I get it: We, as a society, do not like to talk about death and money. But you don’t have to get into all of the nitty-gritty details in order to make a big difference for your loved ones.
One thing that comes up a lot with my clients, for example, is that they don’t like to tell anybody (even their children) exactly how much money is in their estate. You know what? That’s fine. You don’t need to tell your kids the dollar amount they’ll be receiving after you pass away. Just tell them where the money is and what proportion of it is going where. You can leave out the full value if that makes you more comfortable.
If discomfort is your biggest barrier to having this conversation, I also strongly recommend that you take advantage of technology. We live in a world where (for better or worse) it’s easier than ever to avoid having face-to-face discussions with people. If the idea of sitting your kids down for this conversation is too overwhelming, send them an email. Sure, it would be best if everyone could sit down at a dining room table with a cup of tea or a bottle of wine and have a nice conversation about your wishes, but every family is different, and at the end of the day, something is better than nothing.

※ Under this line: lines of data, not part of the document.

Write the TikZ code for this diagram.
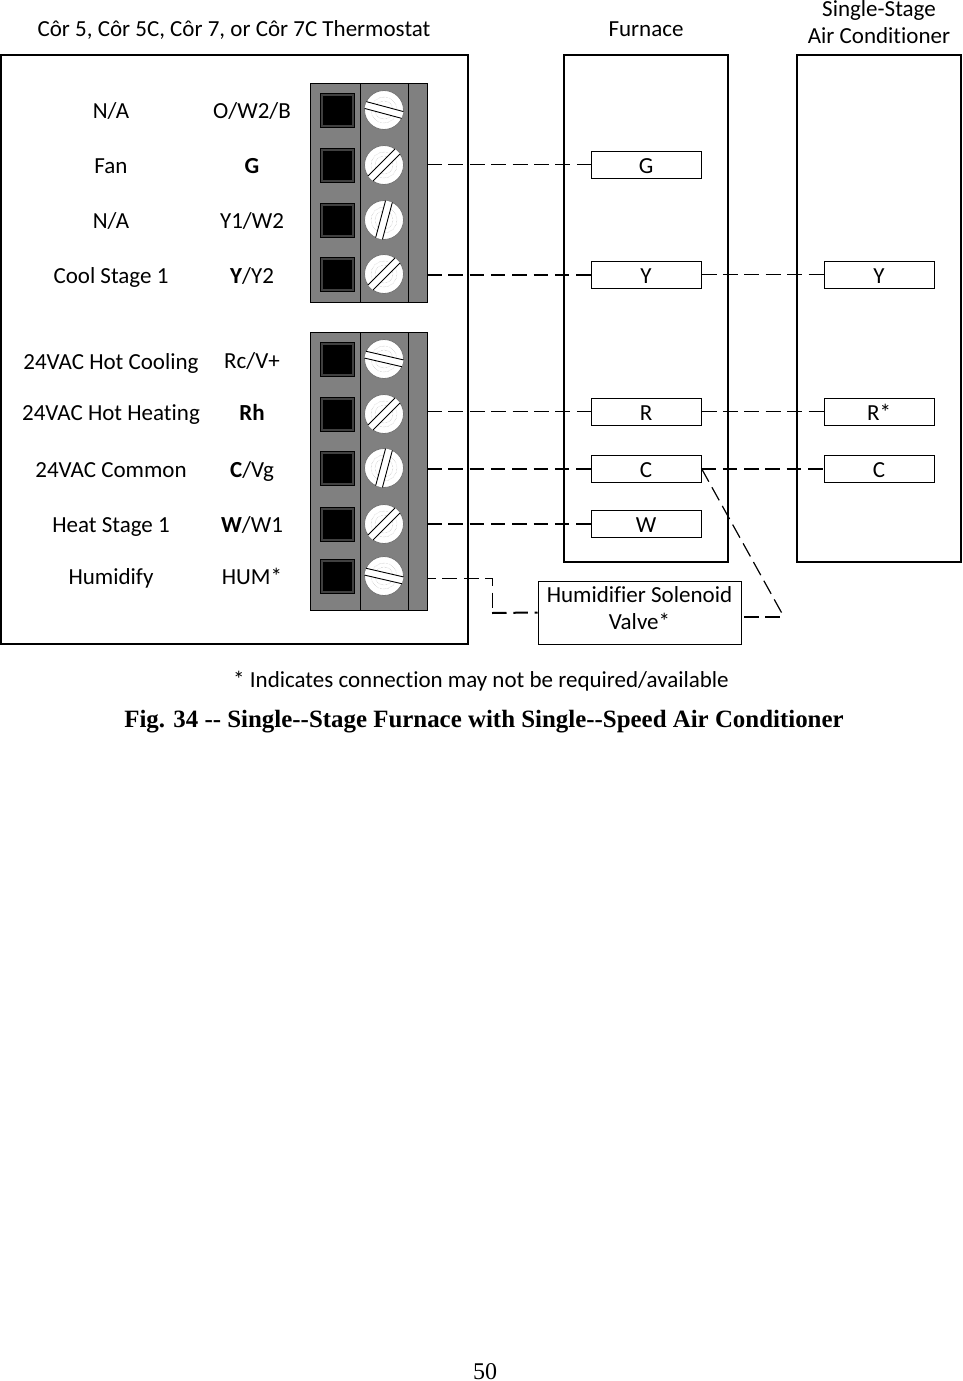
\documentclass[tikz,border=0pt]{standalone}
\usepackage{fontspec}
\setmainfont[Ligatures={NoCommon}]{Carlito}
\newfontfamily\capfont{Liberation Serif}
\tikzset{
  outerbox/.style={line width=2},
  lbl/.style={inner sep=0, font=\fontsize{23}{27}\selectfont, align=center},
  rowlbl/.style={lbl, text height=15, text depth=0},
  pinbox/.style={draw, lbl, line width=1, minimum width=110, minimum height=27, text height=17, text depth=0},
  thinwire/.style={line width=0.9, dash pattern=on 15 off 6.4},
  thickwire/.style={line width=2, dash pattern=on 14.5 off 6.8},
  pics/terminal/.style={code={
    \draw[line width=1, fill=black!75] (-40,-17) rectangle (-6,17);
    \fill[black] (-37.5,-14.5) rectangle (-8.5,14.5);
    \draw[black!55, fill=white, line width=0.8] (24,0) circle (19.5);
    \draw[black!35, densely dotted, line width=0.4] (24,0) circle (13) (24,0) circle (9);
    \begin{scope}[shift={(24,0)}, rotate=#1]
      \fill[white] (-19.2,-3.5) rectangle (19.2,3.5);
      \draw[line width=0.9] (-19.2,-3.5) -- (19.2,-3.5) (-19.2,3.5) -- (19.2,3.5);
    \end{scope}
  }}
}
\begin{document}
\begin{tikzpicture}[x=1pt, y=-1pt]
  \useasboundingbox (0,0) rectangle (962,1381);
  % main boxes
  \draw[outerbox] (1,55) rectangle (468,644);
  \draw[outerbox] (564,55) rectangle (728,562);
  \draw[outerbox] (797,55) rectangle (961,562);
  % terminal blocks
  \draw[line width=1, fill=gray] (310,83) rectangle (427,302);
  \draw[line width=1] (360.5,83) -- (360.5,302);
  \draw[line width=1] (408.5,83) -- (408.5,302);
  \draw[line width=1, fill=gray] (310,332) rectangle (427,610);
  \draw[line width=1] (360.5,332) -- (360.5,610);
  \draw[line width=1] (408.5,332) -- (408.5,610);
  \pic at (360,110) {terminal=-15};
  \pic at (360,165) {terminal=45};
  \pic at (360,220) {terminal=75};
  \pic at (360,274) {terminal=45};
  \pic at (360,359) {terminal=-13};
  \pic at (360,414) {terminal=45};
  \pic at (360,468) {terminal=75};
  \pic at (360,524) {terminal=45};
  \pic at (360,576) {terminal=-13};
  % titles
  \node[rowlbl] (thermtitle) at (234,29) {Côr 5, Côr 5C, Côr 7, or Côr 7C Thermostat};
  \node[rowlbl] (furntitle) at (646,29) {Furnace};
  \node[lbl] (actitle) at (879,22.5) {Single-Stage\\Air Conditioner};
  % left labels
  \node[rowlbl] (nameow) at (111,111) {N/A};
  \node[rowlbl] (namefan) at (111,166) {Fan};
  \node[rowlbl] (nameyw) at (111,221) {N/A};
  \node[rowlbl] (namecool) at (111,276) {Cool Stage 1};
  \node[rowlbl] (namerc) at (111,362) {24VAC Hot Cooling};
  \node[rowlbl] (namerh) at (111,413) {24VAC Hot Heating};
  \node[rowlbl] (namecom) at (111,470) {24VAC Common};
  \node[rowlbl] (nameheat) at (111,525) {Heat Stage 1};
  \node[rowlbl] (namehum) at (111,577) {Humidify};
  % pin labels
  \node[rowlbl] (pinow) at (252,111) {O/W2/B};
  \node[rowlbl] (ping) at (252,166) {\textbf{G}};
  \node[rowlbl] (pinyw) at (252,221) {Y1/W2};
  \node[rowlbl] (piny) at (252,276) {\textbf{Y}/Y2};
  \node[rowlbl] (pinrc) at (252,361) {Rc/V+};
  \node[rowlbl] (pinrh) at (252,413) {\textbf{Rh}};
  \node[rowlbl] (pinc) at (252,470) {\textbf{C}/Vg};
  \node[rowlbl] (pinw) at (252,525) {\textbf{W}/W1};
  \node[rowlbl] (pinhum) at (252,577) {HUM*};
  % furnace pins
  \node[pinbox] (furng) at (646,164.5) {G};
  \node[pinbox] (furny) at (646,274.5) {Y};
  \node[pinbox] (furnr) at (646,411.5) {R};
  \node[pinbox] (furnc) at (646,468.5) {C};
  \node[pinbox] (furnw) at (646,523.5) {W};
  % air conditioner pins
  \node[pinbox] (acy) at (879,274.5) {Y};
  \node[pinbox] (acr) at (879,411.5) {R*};
  \node[pinbox] (acc) at (879,468.5) {C};
  \node[pinbox, minimum width=203, minimum height=63, text height=42, text depth=9] (valve) at (639.5,612.5) {Humidifier Solenoid\\Valve*};
  % wire ends
  \coordinate (termg) at (427,164.5);
  \coordinate (termy) at (427,274.5);
  \coordinate (termr) at (427,411.5);
  \coordinate (termc) at (427,468.5);
  \coordinate (termw) at (427,523.5);
  \coordinate (termhum) at (427,578);
  \coordinate (humbend) at (492,578);
  \coordinate (humdrop) at (492,613);
  \coordinate (valveend) at (744,617);
  \coordinate (comend) at (784,617);
  % wires
  \draw[thinwire] (termg) -- (furng.west);
  \draw[thickwire] (termy) -- (furny.west);
  \draw[thinwire] (furny.east) -- (acy.west);
  \draw[thinwire] (termr) -- (furnr.west);
  \draw[thinwire] (furnr.east) -- (acr.west);
  \draw[thickwire] (termc) -- (furnc.west);
  \draw[thickwire] (furnc.east) -- (acc.west);
  \draw[thickwire] (termw) -- (furnw.west);
  \draw[line width=0.9, dash pattern=on 15 off 6.4, dash phase=6] (termhum) -- (humbend) -- (humdrop);
  \draw[thickwire] (humdrop) -- (valve.west);
  \draw[thinwire, line width=1.2] (furnc.east) -- (comend);
  \draw[thickwire] (valveend) -- (comend);
  % captions
  \node[rowlbl] (note) at (481,680) {* Indicates connection may not be required/available};
  \node[inner sep=0, font=\capfont\bfseries\fontsize{24.9}{30}\selectfont] (figcap) at (484,721.5) {Fig. 34 -- Single--Stage Furnace with Single--Speed Air Conditioner};
  \node[inner sep=0, font=\capfont\fontsize{24}{29}\selectfont] (pagenum) at (485,1372) {50};
\end{tikzpicture}
\end{document}
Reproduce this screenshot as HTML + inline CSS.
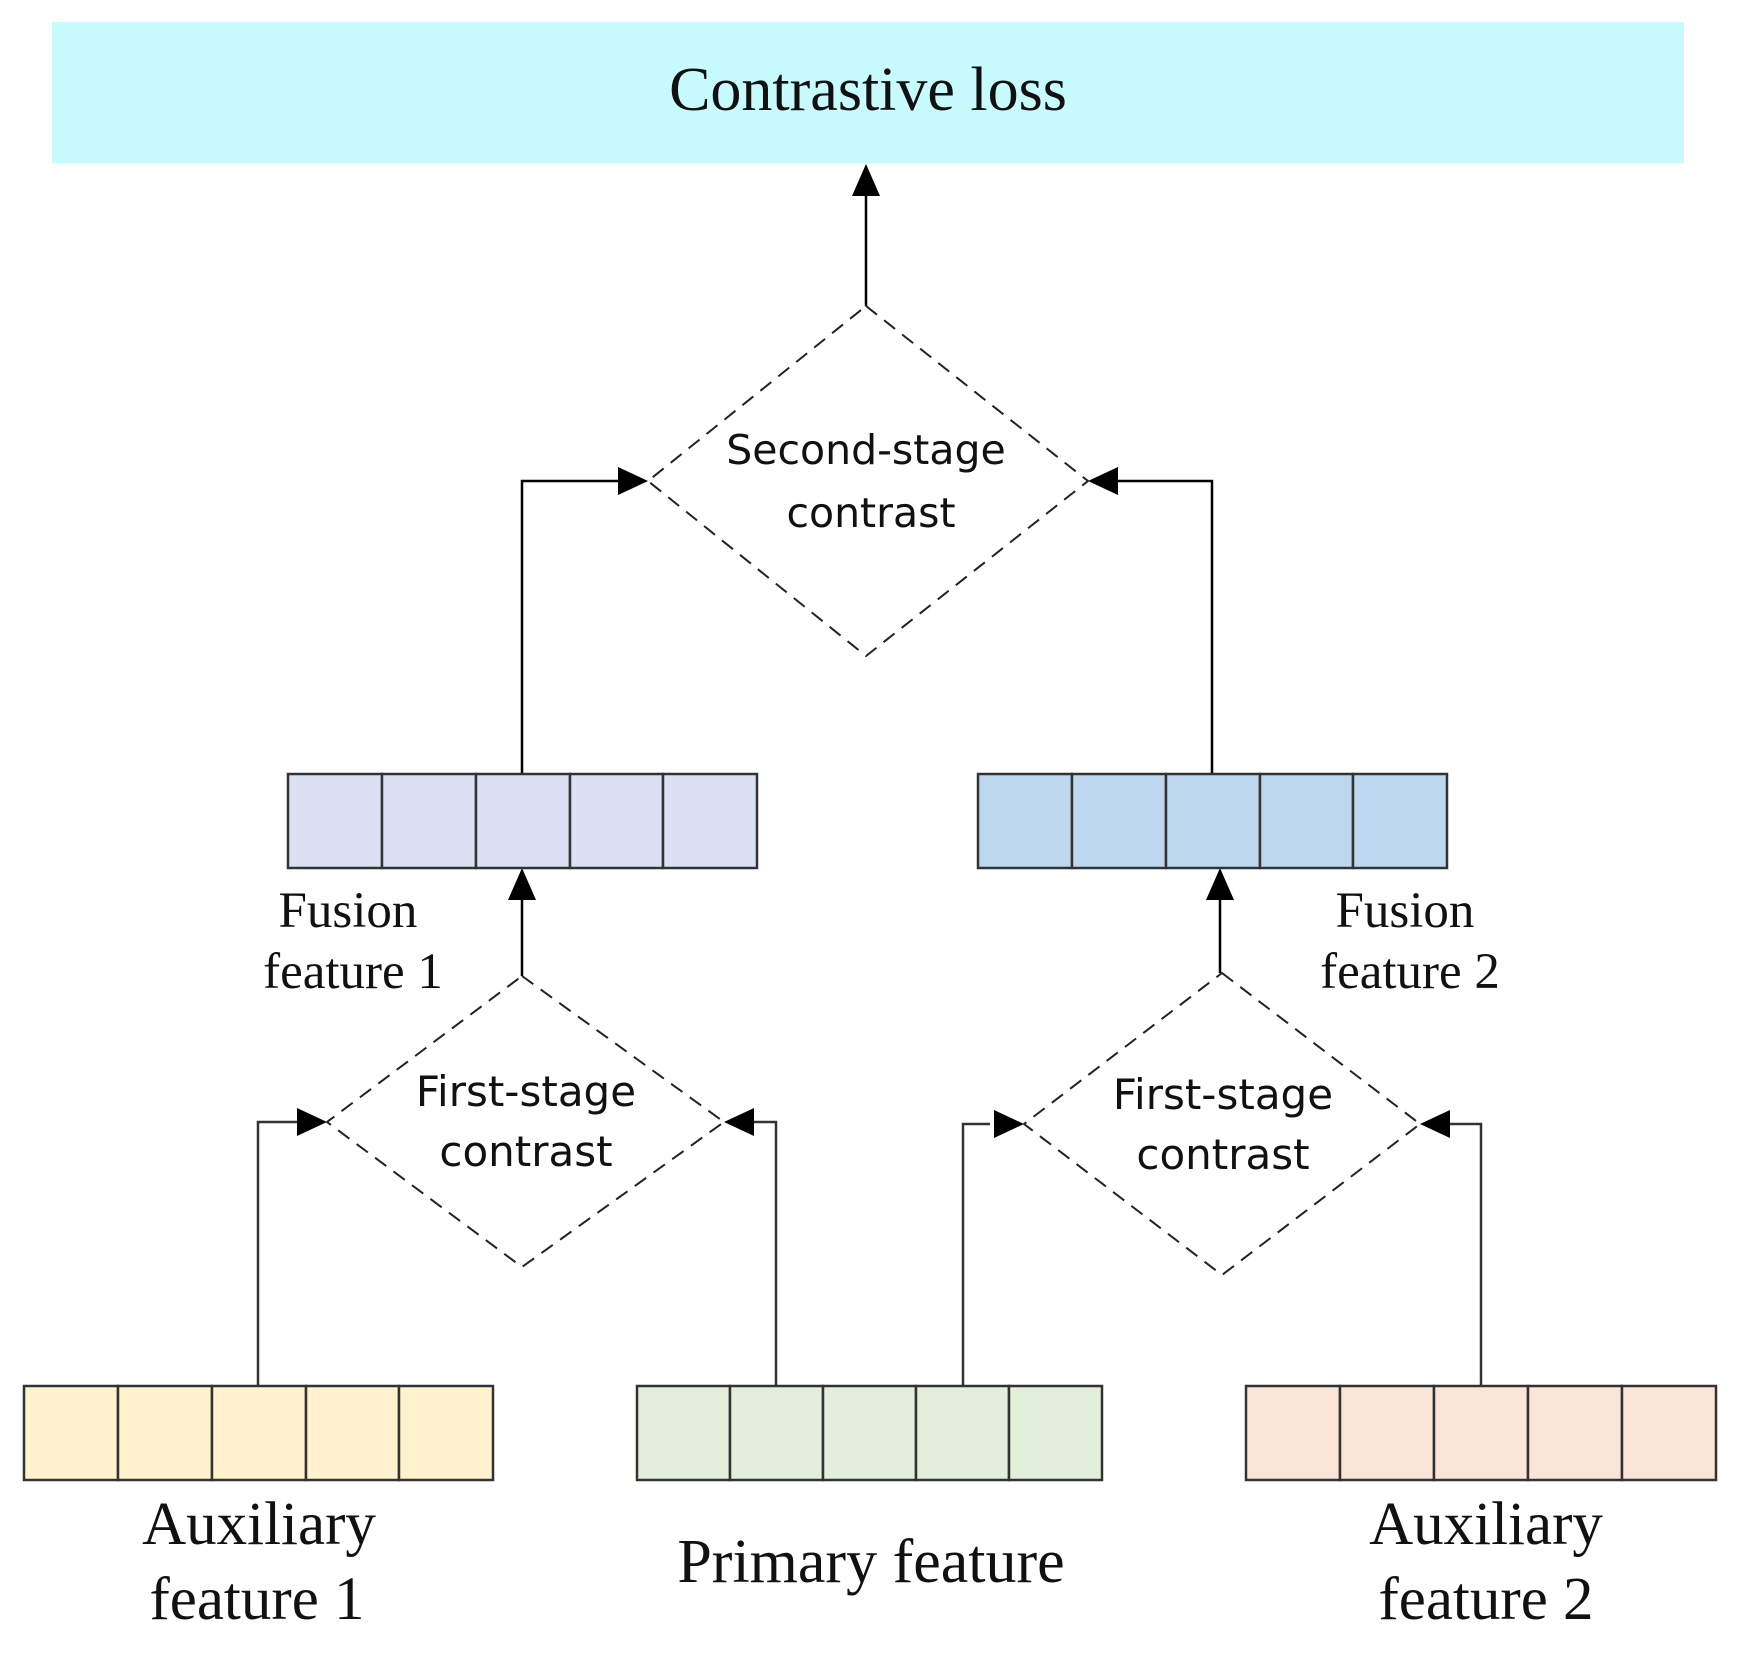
<!DOCTYPE html>
<html><head><meta charset="utf-8"><style>
html,body{margin:0;padding:0;background:#fff;}
svg{display:block;}
.serif{font-family:"Liberation Serif",serif;fill:#111;}
.sans{font-family:"DejaVu Sans","Liberation Sans",sans-serif;fill:#111;}
</style></head><body>
<svg width="1741" height="1656" viewBox="0 0 1741 1656" xmlns="http://www.w3.org/2000/svg">
<rect x="52" y="22" width="1632" height="141" fill="#c8fbfd"/>
<text x="868" y="110" class="serif" font-size="62" text-anchor="middle">Contrastive loss</text>

<g stroke="#000" stroke-width="2.5" fill="none">
<line x1="866" y1="306" x2="866" y2="190"/>
<polyline points="522,774 522,481 620,481"/>
<polyline points="1212,774 1212,481 1115,481"/>
<line x1="522" y1="976" x2="522" y2="900"/>
<line x1="1220" y1="973" x2="1220" y2="900"/>
</g>
<g stroke="#333" stroke-width="2.5" fill="none">
<polyline points="258,1386 258,1122 300,1122"/>
<polyline points="776,1386 776,1122 750,1122"/>
<polyline points="963,1386 963,1124 990,1124"/>
<polyline points="1481,1386 1481,1124 1450,1124"/>
</g>
<g fill="#000">
<polygon points="866,164 852,196 880,196"/>
<polygon points="648,481 618,467 618,495"/>
<polygon points="1088,481 1118,467 1118,495"/>
<polygon points="522,868 508,900 536,900"/>
<polygon points="1220,868 1206,900 1234,900"/>
<polygon points="327,1122 297,1108 297,1136"/>
<polygon points="724,1122 754,1108 754,1136"/>
<polygon points="1024,1124 994,1110 994,1138"/>
<polygon points="1420,1124 1450,1110 1450,1138"/>
</g>
<g stroke="#222" stroke-width="2" fill="none" stroke-dasharray="14,9">
<polygon points="866,306 1088,481 866,656 648,481"/>
<polygon points="522,976 724,1122 522,1267 327,1122"/>
<polygon points="1222,973 1420,1124 1222,1275 1024,1124"/>
</g>
<text x="866" y="464" class="sans" font-size="41" text-anchor="middle">Second-stage</text>
<text x="871" y="527" class="sans" font-size="41" text-anchor="middle">contrast</text>
<text x="526" y="1106" class="sans" font-size="42" text-anchor="middle">First-stage</text>
<text x="526" y="1166" class="sans" font-size="42" text-anchor="middle">contrast</text>
<text x="1223" y="1109" class="sans" font-size="42" text-anchor="middle">First-stage</text>
<text x="1223" y="1169" class="sans" font-size="42" text-anchor="middle">contrast</text>

<g stroke="#333" stroke-width="2.5">
<g fill="#d9e1f2">
<rect x="288" y="774" width="94" height="94"/><rect x="382" y="774" width="94" height="94"/><rect x="476" y="774" width="94" height="94"/><rect x="570" y="774" width="93" height="94"/><rect x="663" y="774" width="94" height="94"/>
</g>
<g fill="#bdd7ee">
<rect x="978" y="774" width="94" height="94"/><rect x="1072" y="774" width="94" height="94"/><rect x="1166" y="774" width="94" height="94"/><rect x="1260" y="774" width="93" height="94"/><rect x="1353" y="774" width="94" height="94"/>
</g>
<g fill="#fff2cc">
<rect x="24" y="1386" width="94" height="94"/><rect x="118" y="1386" width="94" height="94"/><rect x="212" y="1386" width="94" height="94"/><rect x="306" y="1386" width="93" height="94"/><rect x="399" y="1386" width="94" height="94"/>
</g>
<g fill="#e2efda">
<rect x="637" y="1386" width="93" height="94"/><rect x="730" y="1386" width="93" height="94"/><rect x="823" y="1386" width="93" height="94"/><rect x="916" y="1386" width="93" height="94"/><rect x="1009" y="1386" width="93" height="94"/>
</g>
<g fill="#fbe5d6">
<rect x="1246" y="1386" width="94" height="94"/><rect x="1340" y="1386" width="94" height="94"/><rect x="1434" y="1386" width="94" height="94"/><rect x="1528" y="1386" width="94" height="94"/><rect x="1622" y="1386" width="94" height="94"/>
</g>
</g>

<text x="348" y="927" class="serif" font-size="51" text-anchor="middle">Fusion</text>
<text x="353" y="988" class="serif" font-size="51" text-anchor="middle">feature 1</text>
<text x="1405" y="927" class="serif" font-size="51" text-anchor="middle">Fusion</text>
<text x="1410" y="988" class="serif" font-size="51" text-anchor="middle">feature 2</text>
<text x="259" y="1544" class="serif" font-size="61" text-anchor="middle">Auxiliary</text>
<text x="257" y="1619" class="serif" font-size="61" text-anchor="middle">feature 1</text>
<text x="871" y="1582" class="serif" font-size="62" text-anchor="middle">Primary feature</text>
<text x="1486" y="1544" class="serif" font-size="61" text-anchor="middle">Auxiliary</text>
<text x="1486" y="1619" class="serif" font-size="61" text-anchor="middle">feature 2</text>
</svg>
</body></html>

You’re not going to change the way you communicate overnight. Even something as simple as sending a copy of your Last Will and Testament over email to your future Executor and beneficiaries, along with a brief explanation of your wishes, is a great way to ensure that you not only have a valid Will but an effective Will. (It’s also worth sending this to anybody who you think may assume that they’ll be a beneficiary of your estate, who actually will not be.)
“Good communication is the bridge between confusion and clarity.”
— Nat Turner
Having a Will is an important first step. But it’s not enough on its own. A Will without any context or explanation risks pouring fuel on the fire of your loved ones’ grief.
Do them a favour: and have a conversation about your wishes & desires before it’s too late.